Sono cresciuto con qualche problema, avevo questo fatto del viso,  questo angioma che mi creava molti problemi, peraltro ero persino più brutto di come sono adesso, dai, mo’ sono quasi carino. Mio papà mi ha raccontato che un giorno di tantissimi anni fa, ero troppo piccolo per ricordarmelo da me, che come tutti i genitori che hanno dei figli con dei problemi anche lui si è domandato se dovesse lasciarmi andare a giocare con gli altri bambini, altri bambini che mi volevano con loro, oppure no. “Che faccio”, questa più o meno la domanda, “me lo tengo qua e lo proteggo, o lascio andare, non solo metaforicamente, a prendersi gli schiaffi della vita?”.

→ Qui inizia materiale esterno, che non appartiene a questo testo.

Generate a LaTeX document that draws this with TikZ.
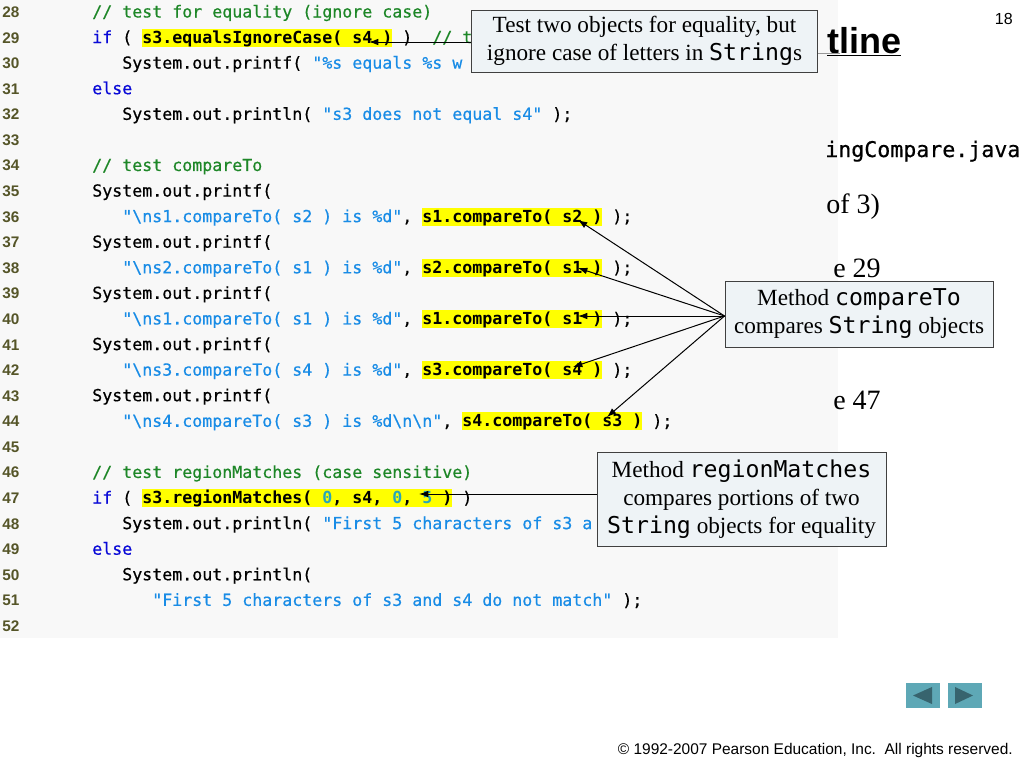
\documentclass[tikz,border=0pt]{standalone}
\usepackage{fontspec}
\setmainfont{Liberation Serif}
\setsansfont{Liberation Sans}
\setmonofont[FakeBold=0.5, BoldFont={DejaVu Sans Mono Bold}, BoldFeatures={FakeBold=0}]{DejaVu Sans Mono}
\newfontfamily\plainmono{DejaVu Sans Mono}
\usepackage{color}
\definecolor{panelgray}{RGB}{248,248,248}
\definecolor{kwblue}{RGB}{10,10,215}
\definecolor{cmtgreen}{RGB}{30,135,40}
\definecolor{strblue}{RGB}{25,140,230}
\definecolor{numcyan}{RGB}{40,165,185}
\definecolor{linenum}{RGB}{85,85,40}
\definecolor{hlyellow}{RGB}{255,255,0}
\definecolor{calloutfill}{RGB}{238,243,246}
\definecolor{navteal}{RGB}{94,168,182}
\definecolor{navdark}{RGB}{55,100,110}
\usepackage{tikz}
\usetikzlibrary{arrows.meta}
\newcommand{\kw}[1]{\textcolor{kwblue}{#1}}
\newcommand{\cmt}[1]{\textcolor{cmtgreen}{#1}}
\newcommand{\strlit}[1]{\textcolor{strblue}{#1}}
\newcommand{\numlit}[1]{\textcolor{numcyan}{#1}}
\newcommand{\hilite}[1]{{\setlength{\fboxsep}{0pt}\colorbox{hlyellow}{\rule[-1.2pt]{0pt}{12pt}\bfseries #1}}}
\newcommand{\bs}{\textbackslash}
\newcommand{\jname}[1]{{\plainmono #1}}
\newcommand{\lineheight}{25.58}
\newcommand{\codey}[1]{17.5+(#1-28)*\lineheight}
\tikzset{
    code/.style={anchor=base west, inner sep=0pt, font=\ttfamily\frenchspacing\fontsize{12.46pt}{14pt}\selectfont},
    lineno/.style={anchor=base west, inner sep=0pt, text=linenum, font=\sffamily\bfseries\fontsize{11.5pt}{13pt}\selectfont},
    callout/.style={draw=black!75, fill=calloutfill, line width=0.75pt, align=center, inner sep=0pt, font=\fontsize{17.4pt}{21pt}\selectfont},
    pointer/.style={-{Latex[length=7pt,width=5pt]}, line width=0.75pt},
    peek/.style={anchor=base west, inner sep=0pt},
    navbtn/.style={fill=navteal, minimum width=25.5pt, minimum height=19pt, inner sep=0pt}
}

\begin{document}
\begin{tikzpicture}[x=0.75pt, y=-0.75pt]
\useasboundingbox (0,0) rectangle (1024,768);
\fill[panelgray] (0,0) rectangle (838,638);
\foreach \n in {28,...,52}
    \node[lineno] (n\n) at (2,{\codey{\n}}) {\n};
\node[code] (c28) at (92,{\codey{28}}) {\cmt{// test for equality (ignore case)}};
\node[code] (c29) at (92,{\codey{29}}) {\kw{if} ( \hilite{s3.equalsIgnoreCase( s4 )} )~ \cmt{// t}};
\node[code] (c30) at (122,{\codey{30}}) {System.out.printf( \strlit{"\%s equals \%s w}};
\node[code] (c31) at (92,{\codey{31}}) {\kw{else}};
\node[code] (c32) at (122,{\codey{32}}) {System.out.println( \strlit{"s3 does not equal s4"} );};
\node[code] (c34) at (92,{\codey{34}}) {\cmt{// test compareTo}};
\node[code] (c35) at (92,{\codey{35}}) {System.out.printf(};
\node[code] (c36) at (122,{\codey{36}}) {\strlit{"\bs ns1.compareTo( s2 ) is \%d"}, \hilite{s1.compareTo( s2 )} );};
\node[code] (c37) at (92,{\codey{37}}) {System.out.printf(};
\node[code] (c38) at (122,{\codey{38}}) {\strlit{"\bs ns2.compareTo( s1 ) is \%d"}, \hilite{s2.compareTo( s1 )} );};
\node[code] (c39) at (92,{\codey{39}}) {System.out.printf(};
\node[code] (c40) at (122,{\codey{40}}) {\strlit{"\bs ns1.compareTo( s1 ) is \%d"}, \hilite{s1.compareTo( s1 )} );};
\node[code] (c41) at (92,{\codey{41}}) {System.out.printf(};
\node[code] (c42) at (122,{\codey{42}}) {\strlit{"\bs ns3.compareTo( s4 ) is \%d"}, \hilite{s3.compareTo( s4 )} );};
\node[code] (c43) at (92,{\codey{43}}) {System.out.printf(};
\node[code] (c44) at (122,{\codey{44}}) {\strlit{"\bs ns4.compareTo( s3 ) is \%d\bs n\bs n"}, \hilite{s4.compareTo( s3 )} );};
\node[code] (c46) at (92,{\codey{46}}) {\cmt{// test regionMatches (case sensitive)}};
\node[code] (c47) at (92,{\codey{47}}) {\kw{if} ( \hilite{s3.regionMatches( \numlit{0}, s4, \numlit{0}, \numlit{5} )} )};
\node[code] (c48) at (122,{\codey{48}}) {System.out.println( \strlit{"First 5 characters of s3 a}};
\node[code] (c49) at (92,{\codey{49}}) {\kw{else}};
\node[code] (c50) at (122,{\codey{50}}) {System.out.println(};
\node[code] (c51) at (152,{\codey{51}}) {\strlit{"First 5 characters of s3 and s4 do not match"} );};

% what shows of the outline column
\node[peek, font=\sffamily\bfseries\fontsize{27pt}{30pt}\selectfont] (outl) at (827,53) {\underline{tline}};
\node[peek, font=\ttfamily\fontsize{16.2pt}{18pt}\selectfont] (fname) at (825,157) {ingCompare.java};
\node[peek, font=\fontsize{21pt}{24pt}\selectfont] (partof) at (826,213) {of 3)};
\node[peek, font=\fontsize{21pt}{24pt}\selectfont] (ref29) at (833,277) {e 29};
\node[peek, font=\fontsize{21pt}{24pt}\selectfont] (ref47) at (833,409) {e 47};

\node[callout, minimum width=260pt, minimum height=46.5pt] (eqbox) at (644.5,41)
    {Test two objects for equality, but\\ignore case of letters in \jname{String}s};
\node[callout, minimum width=201pt, minimum height=49.5pt] (cmpbox) at (859,314)
    {Method \jname{compareTo}\\compares \jname{String} objects};
\node[callout, minimum width=216.75pt, minimum height=70.5pt] (rgnbox) at (741.5,499)
    {Method \jname{regionMatches}\\compares portions of two\\\jname{String} objects for equality};

\coordinate (t29) at (369,42);
\coordinate (t36) at (578,220);
\coordinate (t38) at (578,268);
\coordinate (t40) at (578,316);
\coordinate (t42) at (573,367);
\coordinate (t44) at (607,417);
\coordinate (t47) at (419,494);
\coordinate (tail) at (840,53);
\draw[pointer] (eqbox.west |- t29) -- (t29);
\foreach \t in {t36,t38,t40,t42,t44}
    \draw[pointer] (cmpbox.west |- t40) -- (\t);
\draw[pointer] (rgnbox.west |- t47) -- (t47);
\draw[black!40, line width=0.75pt] (eqbox.east |- tail) -- (tail);

\node[navbtn] (navprev) at (923,695.5) {};
\node[navbtn] (navnext) at (965,695.5) {};
\fill[navdark] ([xshift=-7.5pt]navprev.center) -- ([xshift=6.75pt,yshift=6.4pt]navprev.center) -- ([xshift=6.75pt,yshift=-6.4pt]navprev.center) -- cycle;
\fill[navdark] ([xshift=6pt]navnext.center) -- ([xshift=-7.5pt,yshift=6.4pt]navnext.center) -- ([xshift=-7.5pt,yshift=-6.4pt]navnext.center) -- cycle;

\node[anchor=base east, inner sep=0pt, font=\sffamily\fontsize{12pt}{14pt}\selectfont] (pageno) at (1013,24) {18};
\node[anchor=base east, inner sep=0pt, font=\sffamily\fontsize{11.6pt}{14pt}\selectfont] (copy) at (1013,754) {© 1992-2007 Pearson Education, Inc.~~All rights reserved.};
\end{tikzpicture}
\end{document}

Ora tu capisci bene Vincenzo che mio padre ha fatto la seconda scelta, mi ha lasciato andare, altrimenti oggi non starei qui a raccontarmi, a raccontare questa mia vita in cui ho anche tanto remato contro, in cui sono andato, come diceva il grande Faber, in direzione ostinata e contraria, direi che è stata questa una componente molto importante della mia vita.

Ecco, anche in questo senso la chiocciola è importante, per me la chiocciola è la scelta di andare verso il mondo, nonostante tutte le difficoltà.

È con tutto questo alle spalle che “Vince chi impara” è diventato il mio manifesto.

Non è vince chi sa, o vince chi ci crede e neanche vincere e basta, il mio è un manifesto che ha al suo interno una parola, vincere, con la quale devo ancora fare i conti, con la quale voglio fare i conti io e vorrei che gli altri facessero i conti.

Vedi Vincenzo, vincere è una di quelle parole estranianti, mentre io la intendo come volontà di affermare se stessi fino in fondo, facendo i conti con sé stessi e con il mondo che viviamo.

Per me vince chi impara vuol dire anche fare questo che stiamo facendo noi, conversare, filosofare, comprendere che il viaggio dell’apprendimento è sostituire i punti esclamativi con i punti interrogativi, le certezze con le domande.
Vincenzo, lo sai come me, è una fatica pazzesca, ma ne vale la pena.